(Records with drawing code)
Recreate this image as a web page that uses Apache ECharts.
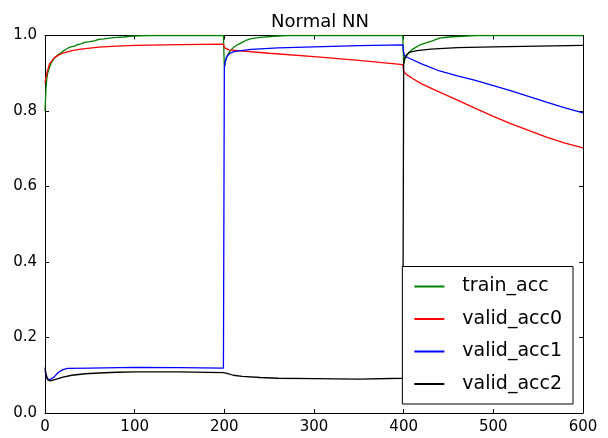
<!DOCTYPE html>
<html>
<head>
<meta charset="utf-8">
<script src="https://cdn.jsdelivr.net/npm/echarts@6/dist/echarts.min.js"></script>
<style>
html,body{margin:0;padding:0;background:#fff;}
#chart{width:608px;height:438px;}
</style>
</head>
<body>
<div id="chart"></div>
<script>
const titleText = 'Normal NN';
const seriesNames = ['train_acc', 'valid_acc0', 'valid_acc1', 'valid_acc2'];
const xTicks = [0, 100, 200, 300, 400, 500, 600];
const yTicks = [0.0, 0.2, 0.4, 0.6, 0.8, 1.0];

const trainEpochs = [0,1,2,3,5,7,9,11,14,17,20,23,26,29,33,36,40,44,50,55,60,66,72,80,88,95,105,115,199,
  200,201,203,206,210,215,220,225,230,240,255,270,399,
  400,401,403,406,409,413,418,424,432,440,450,465,480,600];
const trainAcc = [0.80,0.855,0.885,0.90,0.915,0.928,0.935,0.942,0.948,0.953,0.958,0.963,0.967,0.970,0.972,0.976,0.978,0.982,0.984,0.986,0.990,0.991,0.993,0.995,0.996,0.998,0.999,1.0,1.0,
  0.915,0.93,0.945,0.958,0.968,0.976,0.982,0.988,0.992,0.995,0.998,1.0,1.0,
  0.925,0.935,0.945,0.955,0.962,0.968,0.975,0.980,0.986,0.993,0.996,0.998,1.0,1.0];

const valid0Epochs = [0,2,5,10,15,20,30,40,60,80,100,150,199,200,205,250,300,350,399,400,403,410,420,440,460,480,500,520,540,560,580,600];
const validAcc0 = [0.875,0.90,0.925,0.94,0.948,0.953,0.960,0.964,0.969,0.972,0.974,0.976,0.977,0.968,0.962,0.953,0.944,0.934,0.923,0.905,0.897,0.886,0.872,0.850,0.829,0.807,0.786,0.766,0.748,0.730,0.715,0.702];

const valid1Epochs = [0,2,5,10,15,20,25,50,100,150,199,200,201,202,204,207,212,230,260,300,350,399,400,401,405,420,440,460,480,500,520,540,560,580,600];
const validAcc1 = [0.112,0.092,0.088,0.095,0.108,0.115,0.118,0.119,0.121,0.120,0.119,0.915,0.93,0.94,0.948,0.954,0.958,0.963,0.967,0.970,0.973,0.975,0.955,0.946,0.941,0.925,0.906,0.893,0.881,0.867,0.853,0.838,0.823,0.808,0.795];

const valid2Epochs = [0,1,3,6,10,20,30,45,60,80,100,150,199,200,203,210,220,240,260,300,350,399,400,401,403,406,415,430,460,500,550,600];
const validAcc2 = [0.120,0.105,0.088,0.085,0.088,0.095,0.100,0.104,0.106,0.108,0.109,0.109,0.107,0.110,0.105,0.100,0.097,0.094,0.092,0.091,0.090,0.092,0.925,0.940,0.948,0.955,0.960,0.964,0.968,0.970,0.972,0.974];

const seriesColors = ['#008000', '#ff0000', '#0000ff', '#000000'];
const epochLists = [trainEpochs, valid0Epochs, valid1Epochs, valid2Epochs];
const valueLists = [trainAcc, validAcc0, validAcc1, validAcc2];

const chart = echarts.init(document.getElementById('chart'), null, {renderer: 'canvas'});
const font = 'DejaVu Sans';

const series = seriesNames.map((name, i) => ({
  name: name,
  type: 'line',
  xAxisIndex: 0,
  yAxisIndex: 0,
  data: epochLists[i].map((e, j) => [e, valueLists[i][j]]),
  showSymbol: false,
  symbol: 'none',
  clip: true,
  lineStyle: {color: seriesColors[i], width: 1.3},
  itemStyle: {color: seriesColors[i]},
  animation: false
}));

const grid = {left: 45, right: 25, top: 35.5, bottom: 25, show: false};

chart.setOption({
  backgroundColor: '#ffffff',
  animation: false,
  title: {
    text: titleText,
    left: 315, top: 8, textAlign: 'center',
    textStyle: {fontFamily: font, fontSize: 18, fontWeight: 'normal', color: '#000'}
  },
  grid: grid,
  legend: {
    data: seriesNames,
    orient: 'vertical',
    right: 35, bottom: 34,
    backgroundColor: '#ffffff',
    borderColor: '#000000',
    borderWidth: 1,
    borderRadius: 0,
    padding: [9, 11, 9, 12],
    itemGap: 10.5,
    itemWidth: 30,
    itemHeight: 2,
    icon: 'rect',
    textStyle: {fontFamily: font, fontSize: 19, color: '#000', padding: [0, 0, 0, 13], lineHeight: 22}
  },
  xAxis: [{
    type: 'value', min: 0, max: 600, interval: 100,
    axisLine: {show: true, onZero: false, lineStyle: {color: '#000', width: 1}},
    axisTick: {show: true, inside: true, length: 4, lineStyle: {color: '#000'}},
    axisLabel: {fontFamily: font, fontSize: 15, color: '#000', margin: 7,
      formatter: v => xTicks.includes(v) ? String(v) : ''},
    splitLine: {show: false}
  }, {
    type: 'value', min: 0, max: 600, interval: 100, position: 'top',
    axisLine: {show: true, onZero: false, lineStyle: {color: '#000', width: 1}},
    axisTick: {show: true, inside: true, length: 4, lineStyle: {color: '#000'}},
    axisLabel: {show: false},
    splitLine: {show: false}
  }],
  yAxis: [{
    type: 'value', min: 0, max: 1, interval: 0.2,
    axisLine: {show: true, onZero: false, lineStyle: {color: '#000', width: 1}},
    axisTick: {show: true, inside: true, length: 4, lineStyle: {color: '#000'}},
    axisLabel: {fontFamily: font, fontSize: 15, color: '#000', margin: 8,
      formatter: v => yTicks.some(t => Math.abs(t - v) < 1e-9) ? v.toFixed(1) : ''},
    splitLine: {show: false}
  }, {
    type: 'value', min: 0, max: 1, interval: 0.2, position: 'right',
    axisLine: {show: true, onZero: false, lineStyle: {color: '#000', width: 1}},
    axisTick: {show: true, inside: true, length: 4, lineStyle: {color: '#000'}},
    axisLabel: {show: false},
    splitLine: {show: false}
  }],
  series: series
});
</script>
</body>
</html>
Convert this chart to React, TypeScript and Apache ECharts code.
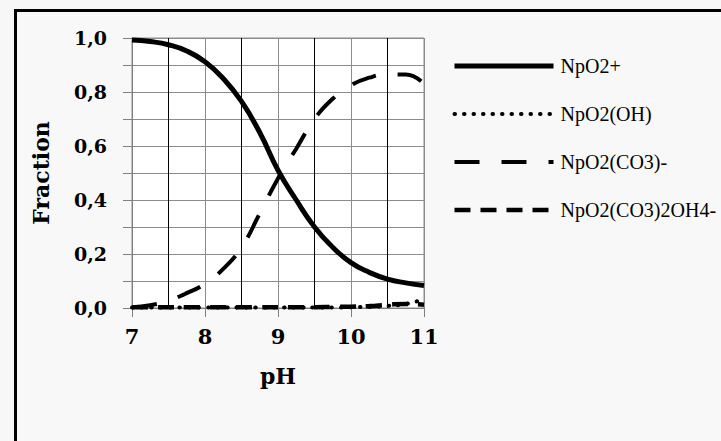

◆ REQUIRED TASK ◆
Return each line from the material above exactly, but not the pictures.

◆ REPLY ◆
Recreate this image as a web page that uses Apache ECharts.
<!DOCTYPE html>
<html>
<head>
<meta charset="utf-8">
<script src="https://cdn.jsdelivr.net/npm/echarts@6/dist/echarts.min.js"></script>
<style>
html,body{margin:0;padding:0;background:#fff;}
#chart{width:608px;height:438px;}
</style>
</head>
<body>
<div id="chart"></div>
<script>
const titleText = 'Normal NN';
const seriesNames = ['train_acc', 'valid_acc0', 'valid_acc1', 'valid_acc2'];
const xTicks = [0, 100, 200, 300, 400, 500, 600];
const yTicks = [0.0, 0.2, 0.4, 0.6, 0.8, 1.0];

const trainEpochs = [0,1,2,3,5,7,9,11,14,17,20,23,26,29,33,36,40,44,50,55,60,66,72,80,88,95,105,115,199,
  200,201,203,206,210,215,220,225,230,240,255,270,399,
  400,401,403,406,409,413,418,424,432,440,450,465,480,600];
const trainAcc = [0.80,0.855,0.885,0.90,0.915,0.928,0.935,0.942,0.948,0.953,0.958,0.963,0.967,0.970,0.972,0.976,0.978,0.982,0.984,0.986,0.990,0.991,0.993,0.995,0.996,0.998,0.999,1.0,1.0,
  0.915,0.93,0.945,0.958,0.968,0.976,0.982,0.988,0.992,0.995,0.998,1.0,1.0,
  0.925,0.935,0.945,0.955,0.962,0.968,0.975,0.980,0.986,0.993,0.996,0.998,1.0,1.0];

const valid0Epochs = [0,2,5,10,15,20,30,40,60,80,100,150,199,200,205,250,300,350,399,400,403,410,420,440,460,480,500,520,540,560,580,600];
const validAcc0 = [0.875,0.90,0.925,0.94,0.948,0.953,0.960,0.964,0.969,0.972,0.974,0.976,0.977,0.968,0.962,0.953,0.944,0.934,0.923,0.905,0.897,0.886,0.872,0.850,0.829,0.807,0.786,0.766,0.748,0.730,0.715,0.702];

const valid1Epochs = [0,2,5,10,15,20,25,50,100,150,199,200,201,202,204,207,212,230,260,300,350,399,400,401,405,420,440,460,480,500,520,540,560,580,600];
const validAcc1 = [0.112,0.092,0.088,0.095,0.108,0.115,0.118,0.119,0.121,0.120,0.119,0.915,0.93,0.94,0.948,0.954,0.958,0.963,0.967,0.970,0.973,0.975,0.955,0.946,0.941,0.925,0.906,0.893,0.881,0.867,0.853,0.838,0.823,0.808,0.795];

const valid2Epochs = [0,1,3,6,10,20,30,45,60,80,100,150,199,200,203,210,220,240,260,300,350,399,400,401,403,406,415,430,460,500,550,600];
const validAcc2 = [0.120,0.105,0.088,0.085,0.088,0.095,0.100,0.104,0.106,0.108,0.109,0.109,0.107,0.110,0.105,0.100,0.097,0.094,0.092,0.091,0.090,0.092,0.925,0.940,0.948,0.955,0.960,0.964,0.968,0.970,0.972,0.974];

const seriesColors = ['#008000', '#ff0000', '#0000ff', '#000000'];
const epochLists = [trainEpochs, valid0Epochs, valid1Epochs, valid2Epochs];
const valueLists = [trainAcc, validAcc0, validAcc1, validAcc2];

const chart = echarts.init(document.getElementById('chart'), null, {renderer: 'canvas'});
const font = 'DejaVu Sans';

const series = seriesNames.map((name, i) => ({
  name: name,
  type: 'line',
  xAxisIndex: 0,
  yAxisIndex: 0,
  data: epochLists[i].map((e, j) => [e, valueLists[i][j]]),
  showSymbol: false,
  symbol: 'none',
  clip: true,
  lineStyle: {color: seriesColors[i], width: 1.3},
  itemStyle: {color: seriesColors[i]},
  animation: false
}));

const grid = {left: 45, right: 25, top: 35.5, bottom: 25, show: false};

chart.setOption({
  backgroundColor: '#ffffff',
  animation: false,
  title: {
    text: titleText,
    left: 315, top: 8, textAlign: 'center',
    textStyle: {fontFamily: font, fontSize: 18, fontWeight: 'normal', color: '#000'}
  },
  grid: grid,
  legend: {
    data: seriesNames,
    orient: 'vertical',
    right: 35, bottom: 34,
    backgroundColor: '#ffffff',
    borderColor: '#000000',
    borderWidth: 1,
    borderRadius: 0,
    padding: [9, 11, 9, 12],
    itemGap: 10.5,
    itemWidth: 30,
    itemHeight: 2,
    icon: 'rect',
    textStyle: {fontFamily: font, fontSize: 19, color: '#000', padding: [0, 0, 0, 13], lineHeight: 22}
  },
  xAxis: [{
    type: 'value', min: 0, max: 600, interval: 100,
    axisLine: {show: true, onZero: false, lineStyle: {color: '#000', width: 1}},
    axisTick: {show: true, inside: true, length: 4, lineStyle: {color: '#000'}},
    axisLabel: {fontFamily: font, fontSize: 15, color: '#000', margin: 7,
      formatter: v => xTicks.includes(v) ? String(v) : ''},
    splitLine: {show: false}
  }, {
    type: 'value', min: 0, max: 600, interval: 100, position: 'top',
    axisLine: {show: true, onZero: false, lineStyle: {color: '#000', width: 1}},
    axisTick: {show: true, inside: true, length: 4, lineStyle: {color: '#000'}},
    axisLabel: {show: false},
    splitLine: {show: false}
  }],
  yAxis: [{
    type: 'value', min: 0, max: 1, interval: 0.2,
    axisLine: {show: true, onZero: false, lineStyle: {color: '#000', width: 1}},
    axisTick: {show: true, inside: true, length: 4, lineStyle: {color: '#000'}},
    axisLabel: {fontFamily: font, fontSize: 15, color: '#000', margin: 8,
      formatter: v => yTicks.some(t => Math.abs(t - v) < 1e-9) ? v.toFixed(1) : ''},
    splitLine: {show: false}
  }, {
    type: 'value', min: 0, max: 1, interval: 0.2, position: 'right',
    axisLine: {show: true, onZero: false, lineStyle: {color: '#000', width: 1}},
    axisTick: {show: true, inside: true, length: 4, lineStyle: {color: '#000'}},
    axisLabel: {show: false},
    splitLine: {show: false}
  }],
  series: series
});
</script>
</body>
</html>
Convert this chart to React, TypeScript and Apache ECharts code.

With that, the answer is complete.